Ich meine schon, dass wir bei der Entwicklung der erneuerbaren Energien gezeigt haben, wie verlässlich diese Energiearten in einem vernünftigen Mix die notwendige Energieversorgung sichern können. Außerdem haben wir politisch eine Verantwortung sowohl auf Bundes- als auch auf Landesebene. Unsere Energieversorger haben aufgrund der Gesetzeslage von 2002 Investitionen geplant.
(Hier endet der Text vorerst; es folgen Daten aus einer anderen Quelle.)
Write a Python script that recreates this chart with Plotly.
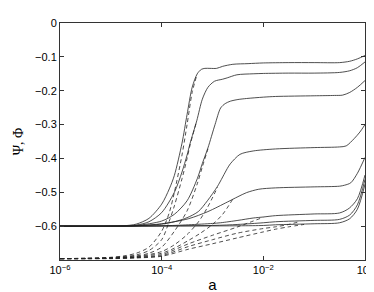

Wenn wir jetzt sagen: Das war alles umsonst, wir können jetzt wieder AKWs bauen, und die alten laufen länger, dann ist damit auch öffentliches Geld infrage gestellt. Es sind Stadtwerke und andere betroffen, die mit öffentlichem Geld ihre Anlagen betreiben.

Das größte Problem sind aber aus meiner Sicht die radioaktiven Abfälle. Wir haben vor 14 Tagen eine 120 Kilometer lange Menschenkette gesehen. Das sind Atomkraftgegner, die zusammenkommen und deutlich machen, wie sehr dieses Thema in der Gesellschaft verankert ist. Dazu kamen 20 000 Atomkraftgegner, die das AKW Biblis umzingelten.

(Lachen bei der CDU)

Es war so gewollt, dass dies als Umzingelung aufgefasst wurde; es war auch so geplant.

7 000 demonstrieren in Ahaus, einer Gemeinde, die viel Geld bekommen hat, um ein Zwischenlager zu bauen, wozu die damalige Bevölkerung sagte: Ist ja toll, wir kriegen einen tollen Ort! - Und jetzt wollen sie das, wofür sie die Investitionen bekommen haben, nicht realisieren. Ich kann sie verstehen. Das ist eine nächste Generation.